The neutrino galaxy portrait reveals high-energy particles from within the Milky Way, explains New Zealand scientist Physics Professor Jenni Adams from UC’s School of Physical and Chemical Sciences and a member of the IceCube Collaboration.
She says the research and the image captured by the IceCube Neutrino Observatory in Antarctica brings humanity closer to finding some of the galaxy’s most extreme environments.
“We know there are cosmic engines in our galaxy which are capable of accelerating particles to high energies, but we don’t have a detailed model of how these work,” says Professor Adams.
“We don’t know the energy limit of our Galaxy’s particle accelerators. Neutrinos are the only direct messenger from these regions and can potentially reveal hidden features of our galaxy never before seen by humanity.”
Neutrinos are tiny, ghostlike astronomical messengers that offer a unique view into the high-energy Universe.
The IceCube is a mountain-sized telescope that encompasses a cubic kilometre of deep Antarctic ice instrumented with over 5,000 light sensors. The one-of-a-kind detector searches for signs of high-energy neutrinos originating from our galaxy and beyond, out to the farthest reaches of the universe.

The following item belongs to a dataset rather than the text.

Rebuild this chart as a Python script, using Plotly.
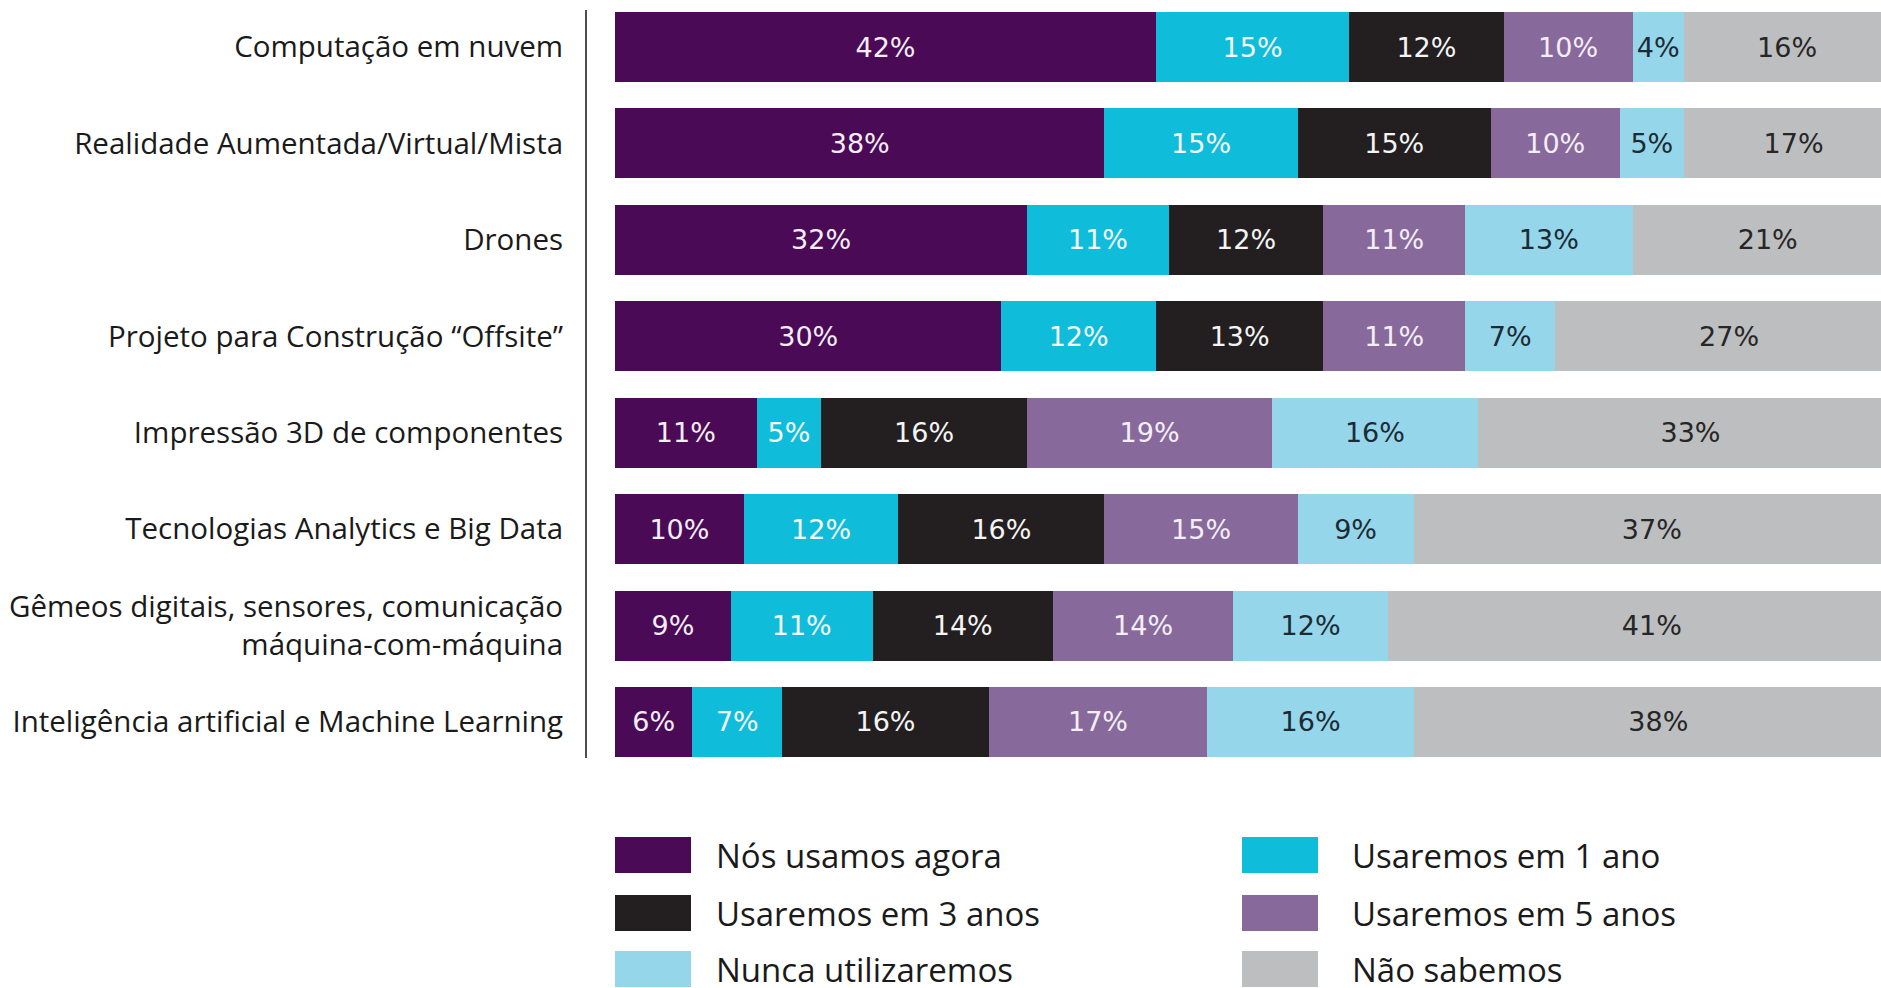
import plotly.graph_objects as go

# Technologies (top to bottom)
technologies = [
    "Computação em nuvem",
    "Realidade Aumentada/Virtual/Mista",
    "Drones",
    "Projeto para Construção “Offsite”",
    "Impressão 3D de componentes",
    "Tecnologias Analytics e Big Data",
    "Gêmeos digitais, sensores, comunicação<br>máquina-com-máquina",
    "Inteligência artificial e Machine Learning",
]

# Share of respondents per answer (%)
usamos_agora = [42, 38, 32, 30, 11, 10, 9, 6]
em_1_ano = [15, 15, 11, 12, 5, 12, 11, 7]
em_3_anos = [12, 15, 12, 13, 16, 16, 14, 16]
em_5_anos = [10, 10, 11, 11, 19, 15, 14, 17]
nunca = [4, 5, 13, 7, 16, 9, 12, 16]
nao_sabemos = [16, 17, 21, 27, 33, 37, 41, 38]

series_names = [
    "Nós usamos agora",
    "Usaremos em 1 ano",
    "Usaremos em 3 anos",
    "Usaremos em 5 anos",
    "Nunca utilizaremos",
    "Não sabemos",
]
series_values = [usamos_agora, em_1_ano, em_3_anos, em_5_anos, nunca, nao_sabemos]
series_colors = ["#4a0a56", "#0fbcd9", "#231f20", "#87699b", "#96d6ea", "#bdbec0"]
label_colors = ["#f4eef7", "#f4fbfd", "#f4f4f4", "#f4eef7", "#1c2b33", "#262626"]

W, H = 1881, 988
PLOT_L, PLOT_R = 587, 1881
PLOT_T, PLOT_B = 10, 758
PX_PER_PCT = 12.88
BAR_START = 615

fig = go.Figure()
for name, vals, col, lcol in zip(series_names, series_values, series_colors, label_colors):
    fig.add_trace(go.Bar(
        y=technologies,
        x=vals,
        name=name,
        orientation="h",
        marker=dict(color=col, line=dict(width=0)),
        width=0.726,
        text=[f"{v}%" for v in vals],
        textposition="inside",
        insidetextanchor="middle",
        textangle=0,
        constraintext="none",
        textfont=dict(family="DejaVu Sans", size=27, color=lcol),
        showlegend=False,
        hoverinfo="skip",
    ))

x0 = -(BAR_START - PLOT_L) / PX_PER_PCT
x1 = x0 + (PLOT_R - PLOT_L) / PX_PER_PCT
row_gap = 96.4
y_top = -(47 - PLOT_T) / row_gap
y_bot = (len(technologies) - 1) + (PLOT_B - 722) / row_gap

fig.update_layout(
    width=W,
    height=H,
    barmode="stack",
    plot_bgcolor="white",
    paper_bgcolor="white",
    margin=dict(l=PLOT_L, r=W - PLOT_R, t=PLOT_T, b=H - PLOT_B, pad=0),
    uniformtext=dict(minsize=27, mode="show"),
    xaxis=dict(range=[x0, x1], visible=False, fixedrange=True),
    yaxis=dict(
        type="category",
        range=[y_bot, y_top],
        showline=True,
        linecolor="#4d4d4d",
        linewidth=2,
        showgrid=False,
        zeroline=False,
        ticks="",
        ticklabelstandoff=16,
        tickfont=dict(family="Open Sans", size=29.5, color="#1a1a1a"),
        fixedrange=True,
    ),
)

# Legend: two columns of colour swatches with labels
def px_to_paper_x(px):
    return (px - PLOT_L) / (PLOT_R - PLOT_L)

def px_to_paper_y(py):
    return (PLOT_B - py) / (PLOT_B - PLOT_T)

col_swatch_x = [615, 1242]
col_text_x = [714, 1350]
row_top = [837, 895, 951]
sw_w, sw_h = 76, 36
for i, (name, col) in enumerate(zip(series_names, series_colors)):
    c, r = i % 2, i // 2
    sx, sy = col_swatch_x[c], row_top[r]
    fig.add_shape(
        type="rect", xref="paper", yref="paper",
        x0=px_to_paper_x(sx), x1=px_to_paper_x(sx + sw_w),
        y0=px_to_paper_y(sy + sw_h), y1=px_to_paper_y(sy),
        fillcolor=col, line=dict(width=0),
    )
    fig.add_annotation(
        xref="paper", yref="paper",
        x=px_to_paper_x(col_text_x[c]), y=px_to_paper_y(sy + sw_h / 2),
        text=name, showarrow=False, xanchor="left", yanchor="middle",
        font=dict(family="Open Sans", size=33, color="#1a1a1a"),
    )

fig.write_html("out.html")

While IceCube has previously identified two extra-galactic sources of extremely energetic neutrinos, until now a neutrino counterpart to the Milky Way band had proved elusive.
“Observing our own galaxy for the first time using particles instead of light is a huge step”, says University of Canterbury undergraduate student, Rhia Hewett, who is undertaking research to identify the most promising regions in our Galaxy for IceCube to search for neutrinos.
“But the result so far is just a neutrino glow from the whole of the Galaxy. Next, we want to identify individual neutrino sources in our Galaxy. In my research I am making models to predict the neutrino signal close to likely particle accelerators so we can target our searches for neutrinos. It is exciting to be taking part in this ground-breaking research as part of my undergraduate studies.”
The two main analysers for this new research are PhD students Mirco Hünnefeld, from the University of Dortmund, and Steve Sclafani, from Drexel University. They developed machine learning techniques to improve the identification of the neutrino signal in IceCube that enabled this breakthrough result.
The University of Canterbury IceCube research has been supported by the Marsden Fund Council from Government funding, managed by Royal Society Te Apārangi.
The IceCube Neutrino Observatory is operated by the IceCube Collaboration, consisting of more than 350 scientists at 58 institutions around the world. Major funding comes from the US National Science Foundation, and from funding agencies in all other participating countries.